Since becoming a mother two years ago, I see the deep and widespread sexism in baby and child marketing from birth onward. Space-themed baby or children items are almost always labeled for boys. What impact does this gender-labeling of space, combined with gender-specific terms such as manned spaceflight and spaceman, have on the quarter of the population who literally forms an image of a male astronaut in their minds when hearing these terms? Is it enough to turn off a space-loving first grader who may go forward in life thinking a space career isn’t for her because she’s a girl?

Words matter. Word choice may not matter to you or to the majority of the population. But it may make a difference to others who think and process language differently than you do. I caught myself just today saying “congressmen” when I meant “members of congress” as a slip of the tongue. I recognize the changes I need to make within myself to be more accurate and inclusive in my language. Change comes from within ourselves first.


  1. This is a thing. When my boys were little(r), they rang out in peals of laughter on hearing I was a scientist. Why? Because "Mommies can't be scientists, only Abas."

    This, to the woman who taught them the names of the planets, told them about phases of the moon, why day and night happens. This, from the woman who told them the biggest number was infinity, and spoke so much math to them that the could both add before they were 3 years old (upon entering kindergarten at 6 they were supposed to be able to count to at least 20, and I still find that hilarious). This from the woman who stopped them on the way to the front door to point out Venus in the night sky, or to point at Sirius and explain that it's the brightest star at night, and that the Sun is a star too but much closer.

    They obviously didn't get that idea from me or my husband. And yet it was patently obvious to them that it must be so, enough that they thought I was making a silly joke.

    So yes, I can verify that language matters, as does all of the gendered media and merchandise. The boys (now 6 and 7) understand now that Mommies can indeed be scientists. But what other assumptions are tucked away into their brains that the aren't even aware of?

    1. Exactly.
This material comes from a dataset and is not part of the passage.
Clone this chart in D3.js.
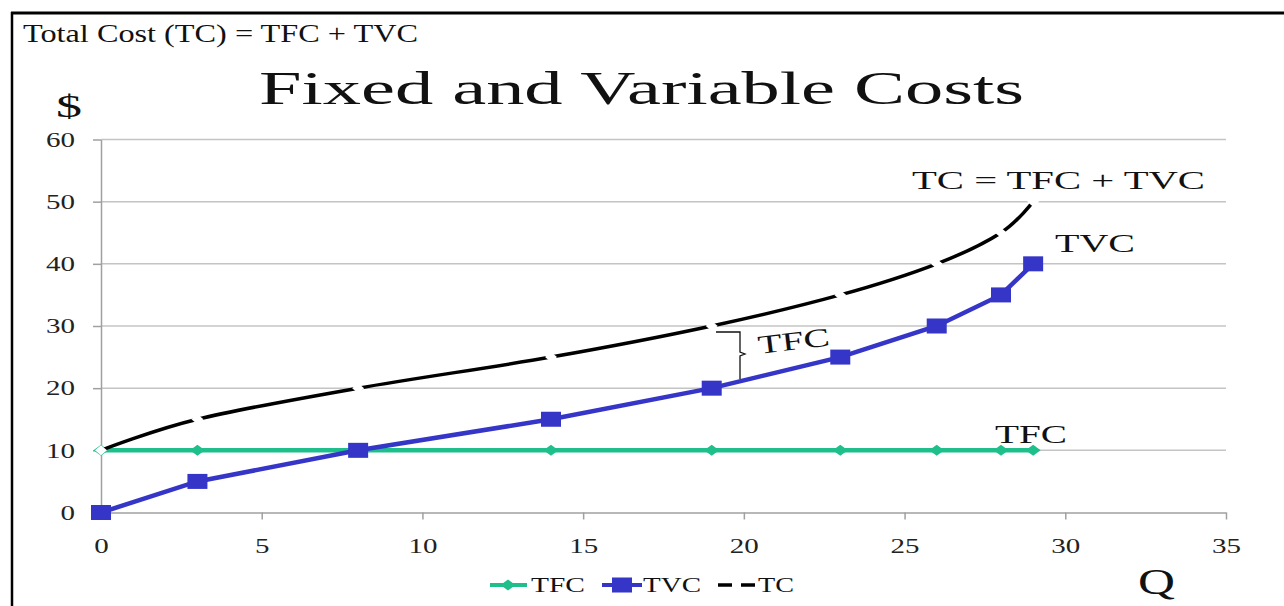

I could write several blog posts on the sexist language promoted by marketers to children and their parents to emphasize and space and STEM in general is for boys (unless it's pink, because pink is always for girls and never for boys, obviously). It's infuriating. I have a toddler daughter and a son on the way, and I worry about how these messages will affect them despite what my husband and I teach them. I'm so glad your boys now understand that yes, women and mommies can be scientists.